Wednesday, April 29, 2009

On Remaining Invisible

I knew a woman several years ago named Miranda, who had many acquaintances but few friends. Few, if any, that is, who knew the darker side of what she faced within herself each day. This darker side was filled with fears, and not only fears, but terrors. These terrors were not phobias related to such things as crowds or heights. Rather, they were terrors related to being seen for who she was.

Being seen seemed to involve something for Miranda that made her want to run in the opposite direction. Being pleasant and coongenial were easy for her, but these aspects of her persona did not touch her depth. Indeed, they required her to leave her depth where fear and trembling were her own inner experience.

Many people are afraid to be seen. Often it is because they secretly feel that they are hiding something bad or unforgiveable within themselves. This something is protected, the ego-self imagines, by striving to remain invisible.

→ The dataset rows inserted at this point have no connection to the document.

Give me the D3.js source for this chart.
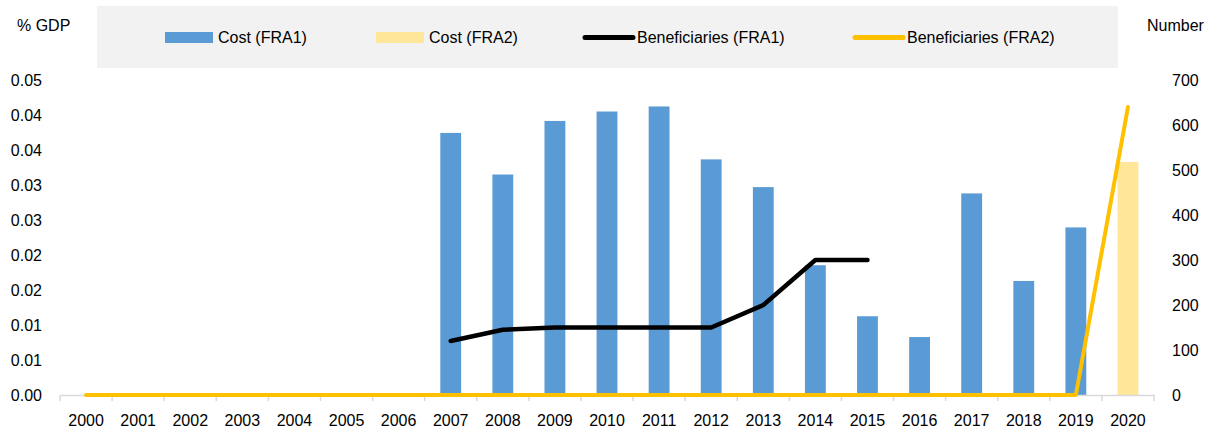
<!DOCTYPE html>
<html><head><meta charset="utf-8">
<script src="https://cdn.jsdelivr.net/npm/d3@7"></script>
<style>body{margin:0;background:#fff;} svg{display:block;font-family:"Liberation Sans",Arial,sans-serif;}</style>
</head><body><div id="chart"></div>
<script>
const years = ["2000","2001","2002","2003","2004","2005","2006","2007","2008","2009","2010","2011","2012","2013","2014","2015","2016","2017","2018","2019","2020"];
const costFRA1 = [null,null,null,null,null,null,null,0.0416,0.0350,0.0435,0.0450,0.0458,0.0374,0.0330,0.0206,0.0125,0.0092,0.0320,0.0181,0.0266,null];
const costFRA2 = [null,null,null,null,null,null,null,null,null,null,null,null,null,null,null,null,null,null,null,null,0.0370];
const benFRA1 = [null,null,null,null,null,null,null,120,145,150,150,150,150,200,300,300,null,null,null,null,null];
const benFRA2 = [0,0,0,0,0,0,0,0,0,0,0,0,0,0,0,0,0,0,0,0,640];
const leftTicks = [0,0.05/9,0.1/9,0.15/9,0.2/9,0.25/9,0.3/9,0.35/9,0.4/9,0.05];
const rightTicks = [0,100,200,300,400,500,600,700];

const W=1220,H=432;
const svg=d3.select("#chart").append("svg").attr("width",W).attr("height",H);
const x=d3.scaleBand().domain(years).range([60,1154]);
const yL=d3.scaleLinear().domain([0,0.05]).range([395,80]);
const yR=d3.scaleLinear().domain([0,700]).range([395,80]);
const bw=x.bandwidth()*0.4;
const cx=d=>x(d)+x.bandwidth()/2;

svg.append("g").selectAll("text").data(leftTicks).join("text")
  .attr("x",42).attr("y",d=>yL(d)).attr("dy","0.35em").attr("text-anchor","end")
  .attr("font-size",16).attr("fill","#000").text(d=>d3.format(".2f")(d));
svg.append("g").selectAll("text").data(rightTicks).join("text")
  .attr("x",1172).attr("y",d=>yR(d)).attr("dy","0.35em").attr("text-anchor","start")
  .attr("font-size",16).attr("fill","#000").text(d=>d);

svg.append("text").attr("x",17).attr("y",31).attr("font-size",16).text("% GDP");
svg.append("text").attr("x",1147).attr("y",31).attr("font-size",16).text("Number");

svg.append("g").selectAll("rect").data(years.map((y,i)=>({y,v:costFRA1[i]})).filter(d=>d.v!=null)).join("rect")
  .attr("x",d=>cx(d.y)-bw/2).attr("width",bw).attr("y",d=>yL(d.v)).attr("height",d=>yL(0)-yL(d.v)).attr("fill","#5b9bd5");
svg.append("g").selectAll("rect").data(years.map((y,i)=>({y,v:costFRA2[i]})).filter(d=>d.v!=null)).join("rect")
  .attr("x",d=>cx(d.y)-bw/2).attr("width",bw).attr("y",d=>yL(d.v)).attr("height",d=>yL(0)-yL(d.v)).attr("fill","#ffe699");

const xa=svg.append("g").attr("transform","translate(0,395)")
  .call(d3.axisBottom(x).tickSize(0).tickPadding(20));
xa.select(".domain").attr("stroke","#d9d9d9").attr("stroke-width",1.5);
xa.selectAll("text").attr("font-size",16).attr("fill","#000").attr("font-family","Liberation Sans, Arial, sans-serif");
const bounds=years.map(y=>x(y)).concat([x.range()[1]]);
svg.append("g").selectAll("line").data(bounds).join("line")
  .attr("x1",d=>d).attr("x2",d=>d).attr("y1",395).attr("y2",401).attr("stroke","#d9d9d9").attr("stroke-width",1.5);

const line=d3.line().defined(d=>d.v!=null).x(d=>cx(d.y)).y(d=>yR(d.v));
svg.append("path").datum(years.map((y,i)=>({y,v:benFRA1[i]})))
  .attr("d",line).attr("fill","none").attr("stroke","#000").attr("stroke-width",4.5).attr("stroke-linecap","round").attr("stroke-linejoin","round");
svg.append("path").datum(years.map((y,i)=>({y,v:benFRA2[i]})))
  .attr("d",line).attr("fill","none").attr("stroke","#ffc000").attr("stroke-width",4).attr("stroke-linecap","round").attr("stroke-linejoin","round");

svg.append("rect").attr("x",97).attr("y",6).attr("width",1021).attr("height",62).attr("fill","#f2f2f2");
const legend=[
  {t:"Cost (FRA1)",type:"rect",c:"#5b9bd5",x:165},
  {t:"Cost (FRA2)",type:"rect",c:"#ffe699",x:376},
  {t:"Beneficiaries (FRA1)",type:"line",c:"#000",x:585},
  {t:"Beneficiaries (FRA2)",type:"line",c:"#ffc000",x:855}
];
const lg=svg.append("g").selectAll("g").data(legend).join("g");
lg.filter(d=>d.type==="rect").append("rect").attr("x",d=>d.x).attr("y",32).attr("width",48).attr("height",11).attr("fill",d=>d.c);
lg.filter(d=>d.type==="line").append("line").attr("x1",d=>d.x).attr("x2",d=>d.x+48).attr("y1",37.5).attr("y2",37.5)
  .attr("stroke",d=>d.c).attr("stroke-width",5).attr("stroke-linecap","round");
lg.append("text").attr("x",d=>d.type==="rect"?d.x+53:d.x+52).attr("y",43).attr("font-size",16).attr("fill","#000").text(d=>d.t);
</script></body></html>
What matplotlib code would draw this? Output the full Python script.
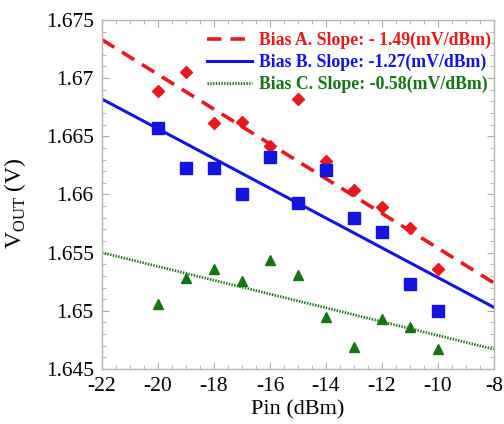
import matplotlib
matplotlib.use("Agg")
import matplotlib.pyplot as plt
from matplotlib.ticker import MultipleLocator

plt.rcParams['font.family'] = ['Liberation Serif', 'DejaVu Serif']
plt.rcParams['mathtext.fontset'] = 'custom'
plt.rcParams['mathtext.rm'] = 'Liberation Serif'
plt.rcParams['axes.unicode_minus'] = False

# measured points
pin = [-20, -19, -18, -17, -16, -15, -14, -13, -12, -11, -10]
vout_a = [1.6689, 1.6705, 1.6661, 1.6662, 1.6642, 1.6682, 1.6629, 1.6604, 1.6589, 1.6571, 1.6536]
vout_b = [1.6657, 1.6623, 1.6623, 1.6600, 1.6632, 1.6593, 1.6621, 1.6580, 1.6568, 1.6523, 1.6500]
vout_c = [1.6506, 1.6528, 1.6536, 1.6526, 1.6544, 1.6531, 1.6495, 1.6469, 1.6493, 1.6486, 1.6467]

# fit lines (end points)
fit_x = [-22, -8]
fit_a = [1.6733, 1.6524]
fit_b = [1.6682, 1.6503]
fit_c = [1.6550, 1.6467]

labels = ["Bias A. Slope: - 1.49(mV/dBm)",
          "Bias B. Slope: -1.27(mV/dBm)",
          "Bias C. Slope: -0.58(mV/dBm)"]

red = "#e8191c"
blue = "#1414e0"
green = "#137513"

fig = plt.figure(figsize=(5.04, 4.24), dpi=100)
ax = fig.add_axes([0.2024, 0.1297, 0.7776, 0.8233])

la, = ax.plot(fit_x, fit_a, color=red, lw=2.6, linestyle=(0, (4, 2.5)))
lb, = ax.plot(fit_x, fit_b, color=blue, lw=2.2)
lc, = ax.plot(fit_x, fit_c, color=green, lw=2.0, linestyle=(0, (0.5, 0.5)))

ax.plot(pin, vout_a, linestyle='none', marker='D', ms=6.5, color=red)
ax.plot(pin, vout_b, linestyle='none', marker='s', ms=8, color=blue)
ax.plot(pin, vout_c, linestyle='none', marker='^', ms=7.5, color=green)

ax.set_xlim(-22, -8)
ax.set_ylim(1.645, 1.675)
ax.xaxis.set_major_locator(MultipleLocator(2))
ax.xaxis.set_minor_locator(MultipleLocator(0.5))
ax.yaxis.set_minor_locator(MultipleLocator(0.001))
ax.set_yticks([1.645, 1.65, 1.655, 1.66, 1.665, 1.67, 1.675])
ax.set_yticklabels(["1.645", "1.65", "1.655", "1.66", "1.665", "1.67", "1.675"])

ax.tick_params(which='both', direction='in', top=True, right=True, color='#aaaaaa',
               labelsize=15.5, pad=6)
ax.tick_params(which='major', length=5)
ax.tick_params(which='minor', length=3)
for s in ax.spines.values():
    s.set_color('#b5b5b5')
    s.set_linewidth(1.0)

ax.set_xlabel("Pin (dBm)", fontsize=16, labelpad=3)
ax.set_ylabel("V$_{\\rm OUT}$ (V)", fontsize=17)
ax.yaxis.set_label_coords(-0.19, 0.476)

leg = ax.legend([la, lb, lc], labels, loc='upper right', frameon=False,
                prop={'weight': 'bold', 'size': 12.8}, handlelength=2.5,
                handletextpad=0.4, borderaxespad=0, borderpad=0.1,
                labelspacing=0.28, bbox_to_anchor=(0.997, 0.972))
for txt, c in zip(leg.get_texts(), [red, blue, green]):
    txt.set_color(c)

fig.savefig("out.png", dpi=100)
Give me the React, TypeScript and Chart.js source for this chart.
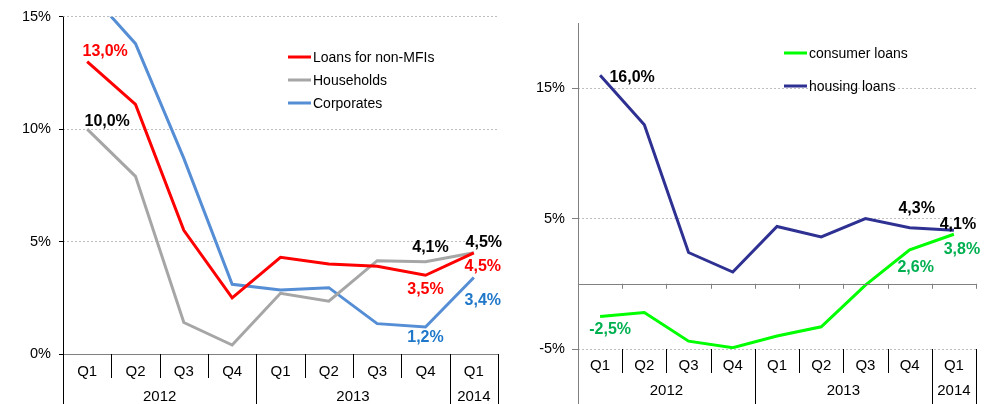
import React, { useEffect, useRef } from 'react';
import { Chart, registerables } from 'chart.js';
Chart.register(...registerables);

const quarters = ['Q1', 'Q2', 'Q3', 'Q4', 'Q1', 'Q2', 'Q3', 'Q4', 'Q1'];
const years = ['2012', '2013', '2014'];
const yearSpans = [4, 4, 1];

const loansNonMFI = [13.0, 11.1, 5.5, 2.5, 4.3, 4.0, 3.9, 3.5, 4.5];
const households = [10.0, 7.9, 1.4, 0.4, 2.7, 2.35, 4.15, 4.1, 4.5];
const corporates = [16.2, 13.8, 8.7, 3.1, 2.85, 2.95, 1.35, 1.2, 3.4];

const consumerLoans = [-2.5, -2.2, -4.4, -4.9, -4.0, -3.3, -0.1, 2.6, 3.8];
const housingLoans = [16.0, 12.2, 2.4, 0.9, 4.4, 3.6, 5.0, 4.3, 4.1];

const leftTicks = [0, 5, 10, 15];
const rightTicks = [-5, 5, 15];

const FONT = '"Liberation Sans", Arial, sans-serif';

type LabelSpec = { ds: number; i: number; color: string; dx: number; dy: number };

const leftLabelSpecs: LabelSpec[] = [
  { ds: 0, i: 0, color: '#FF0000', dx: 18, dy: -10 },
  { ds: 1, i: 0, color: '#000000', dx: 20, dy: -8 },
  { ds: 1, i: 7, color: '#000000', dx: 5, dy: -14 },
  { ds: 1, i: 8, color: '#000000', dx: 10, dy: -10 },
  { ds: 0, i: 7, color: '#FF0000', dx: 0, dy: 14 },
  { ds: 0, i: 8, color: '#FF0000', dx: 9, dy: 14 },
  { ds: 2, i: 7, color: '#1F77C9', dx: 0, dy: 11 },
  { ds: 2, i: 8, color: '#1F77C9', dx: 9, dy: 23 },
];

const rightLabelSpecs: LabelSpec[] = [
  { ds: 1, i: 0, color: '#000000', dx: 32, dy: 2 },
  { ds: 0, i: 0, color: '#00B050', dx: 10, dy: 13 },
  { ds: 1, i: 7, color: '#000000', dx: 7, dy: -19 },
  { ds: 1, i: 8, color: '#000000', dx: 4, dy: -6 },
  { ds: 0, i: 7, color: '#00B050', dx: 6, dy: 18 },
  { ds: 0, i: 8, color: '#00B050', dx: 8, dy: 15 },
];

const fmt = (v: number) => v.toFixed(1).replace('.', ',') + '%';

type AxisCfg = {
  yAxisColor: string;
  zeroLineColor: string;
  zeroTicks: boolean;
  qOffset: number;
  yearOffset: number;
  sepLen: number;
  legendX: number;
  legendY: number;
  legendGap: number;
  labels: LabelSpec[];
};

function makePlugin(cfg: AxisCfg) {
  return {
    id: 'custom',
    afterDraw(chart: any) {
      const { ctx, chartArea, scales } = chart;
      const x = scales.x;
      const y = scales.y;
      const H = chart.height;
      const n = quarters.length;
      const bounds: number[] = [];
      for (let i = 0; i <= n; i++) {
        if (i === 0) bounds.push(chartArea.left);
        else if (i === n) bounds.push(chartArea.right);
        else bounds.push((x.getPixelForValue(i - 1) + x.getPixelForValue(i)) / 2);
      }
      const yearBounds = new Set<number>([0]);
      let acc = 0;
      yearSpans.forEach((s) => { acc += s; yearBounds.add(acc); });

      ctx.save();
      const y0 = y.getPixelForValue(0);
      ctx.strokeStyle = cfg.zeroLineColor;
      ctx.lineWidth = 1;
      ctx.beginPath();
      ctx.moveTo(chartArea.left, Math.round(y0) + 0.5);
      ctx.lineTo(chartArea.right, Math.round(y0) + 0.5);
      ctx.stroke();
      if (cfg.zeroTicks) {
        bounds.forEach((b) => {
          ctx.beginPath();
          ctx.moveTo(Math.round(b) + 0.5, y0);
          ctx.lineTo(Math.round(b) + 0.5, y0 + 5);
          ctx.stroke();
        });
      }
      ctx.strokeStyle = cfg.yAxisColor;
      ctx.beginPath();
      ctx.moveTo(Math.round(chartArea.left) + 0.5, chartArea.top);
      ctx.lineTo(Math.round(chartArea.left) + 0.5, H);
      ctx.stroke();
      ctx.strokeStyle = '#000000';
      bounds.forEach((b, i) => {
        if (i === 0) return;
        ctx.beginPath();
        ctx.moveTo(Math.round(b) + 0.5, chartArea.bottom);
        ctx.lineTo(Math.round(b) + 0.5, yearBounds.has(i) ? H : chartArea.bottom + cfg.sepLen);
        ctx.stroke();
      });
      ctx.fillStyle = '#000000';
      ctx.font = `15px ${FONT}`;
      ctx.textAlign = 'center';
      ctx.textBaseline = 'middle';
      quarters.forEach((q, i) => {
        ctx.fillText(q, x.getPixelForValue(i), chartArea.bottom + cfg.qOffset);
      });
      let start = 0;
      years.forEach((yr, k) => {
        const end = start + yearSpans[k];
        ctx.fillText(yr, (bounds[start] + bounds[end]) / 2, chartArea.bottom + cfg.yearOffset);
        start = end;
      });
      ctx.font = `14px ${FONT}`;
      ctx.textAlign = 'left';
      chart.data.datasets.forEach((ds: any, k: number) => {
        const ly = cfg.legendY + k * cfg.legendGap;
        ctx.strokeStyle = ds.borderColor;
        ctx.lineWidth = 3;
        ctx.beginPath();
        ctx.moveTo(cfg.legendX, ly);
        ctx.lineTo(cfg.legendX + 23, ly);
        ctx.stroke();
        ctx.fillStyle = '#000000';
        ctx.fillText(ds.label, cfg.legendX + 25, ly + 1);
      });
      ctx.font = `bold 16px ${FONT}`;
      ctx.textAlign = 'center';
      cfg.labels.forEach((l) => {
        const pt = chart.getDatasetMeta(l.ds).data[l.i];
        const v = chart.data.datasets[l.ds].data[l.i];
        ctx.fillStyle = l.color;
        ctx.fillText(fmt(v), pt.x + l.dx, pt.y + l.dy);
      });
      ctx.restore();
    },
  };
}

function ds(label: string, data: number[], color: string) {
  return {
    label,
    data,
    borderColor: color,
    backgroundColor: color,
    borderWidth: 3,
    pointRadius: 0,
    tension: 0,
    fill: false,
  };
}

export default function App() {
  const leftRef = useRef<HTMLCanvasElement>(null);
  const rightRef = useRef<HTMLCanvasElement>(null);

  useEffect(() => {
    Chart.defaults.font.family = FONT;
    const left = new Chart(leftRef.current!, {
      type: 'line',
      data: {
        labels: quarters,
        datasets: [
          ds('Loans for non-MFIs', loansNonMFI, '#FF0000'),
          ds('Households', households, '#A6A6A6'),
          ds('Corporates', corporates, '#558ED5'),
        ],
      },
      options: {
        responsive: false,
        animation: false,
        layout: { padding: { left: 0, right: 12, top: 14, bottom: 50 } },
        plugins: { legend: { display: false }, tooltip: { enabled: false } },
        scales: {
          x: { type: 'category', offset: true, display: false },
          y: {
            min: 0,
            max: 15,
            afterBuildTicks: (s: any) => { s.ticks = leftTicks.map((v) => ({ value: v })); },
            afterFit: (s: any) => { s.width = 63; },
            ticks: { callback: (v: any) => v + '%', font: { size: 14.5 }, color: '#000', padding: 8 },
            grid: { color: '#BFBFBF', tickColor: '#000', tickLength: 4 },
            border: { display: false, dash: [2, 2] },
          },
        },
      },
      plugins: [makePlugin({
        yAxisColor: '#000000', zeroLineColor: '#808080', zeroTicks: false,
        qOffset: 18, yearOffset: 43, sepLen: 24,
        legendX: 288, legendY: 57, legendGap: 23, labels: leftLabelSpecs,
      })],
    } as any);

    const right = new Chart(rightRef.current!, {
      type: 'line',
      data: {
        labels: quarters,
        datasets: [
          ds('consumer loans', consumerLoans, '#00FF00'),
          ds('housing loans', housingLoans, '#2E3192'),
        ],
      },
      options: {
        responsive: false,
        animation: false,
        layout: { padding: { left: 0, right: 13, top: 23, bottom: 55 } },
        plugins: { legend: { display: false }, tooltip: { enabled: false } },
        scales: {
          x: { type: 'category', offset: true, display: false },
          y: {
            min: -5,
            max: 20,
            afterBuildTicks: (s: any) => { s.ticks = rightTicks.map((v) => ({ value: v })); },
            afterFit: (s: any) => { s.width = 78; },
            ticks: { callback: (v: any) => v + '%', font: { size: 14.5 }, color: '#000', padding: 7 },
            grid: { color: '#BFBFBF', tickColor: '#808080', tickLength: 6 },
            border: { display: false, dash: [2, 2] },
          },
        },
      },
      plugins: [makePlugin({
        yAxisColor: '#808080', zeroLineColor: '#808080', zeroTicks: true,
        qOffset: 17, yearOffset: 42, sepLen: 24,
        legendX: 284, legendY: 53, legendGap: 33, labels: rightLabelSpecs,
      })],
    } as any);

    return () => {
      left.destroy();
      right.destroy();
    };
  }, []);

  return (
    <div style={{ position: 'absolute', left: 0, top: 0, width: 989, height: 404, background: '#fff' }}>
      <canvas ref={leftRef} width={510} height={404} style={{ position: 'absolute', left: 0, top: 0, width: 510, height: 404 }} />
      <canvas ref={rightRef} width={489} height={404} style={{ position: 'absolute', left: 500, top: 0, width: 489, height: 404 }} />
    </div>
  );
}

Invisibility, however, is a lonely place. In addition, in order to truly remain invisible, one must also not have strong emotions, for strong emotions definitely allow others to see past the surface to the depths. And so invisibility also requires an emotional cut-off - a large price to pay for a human being.

To penetrate these difficulties, as I explained to her, two things were needed: first, a willingness to turn toward Divine love and light in order to deal with fear and raise all hidden issues into consciousness, and second, a desire to live as a whole being.

While God takes care of the first part - the healing offering of Divine light and love, the desire to live as a whole being is up to each individual soul. For it is the embodied soul that must want to reclaim its own wholeness, and it is the embodied soul that must pay the price of living without the full measure of life.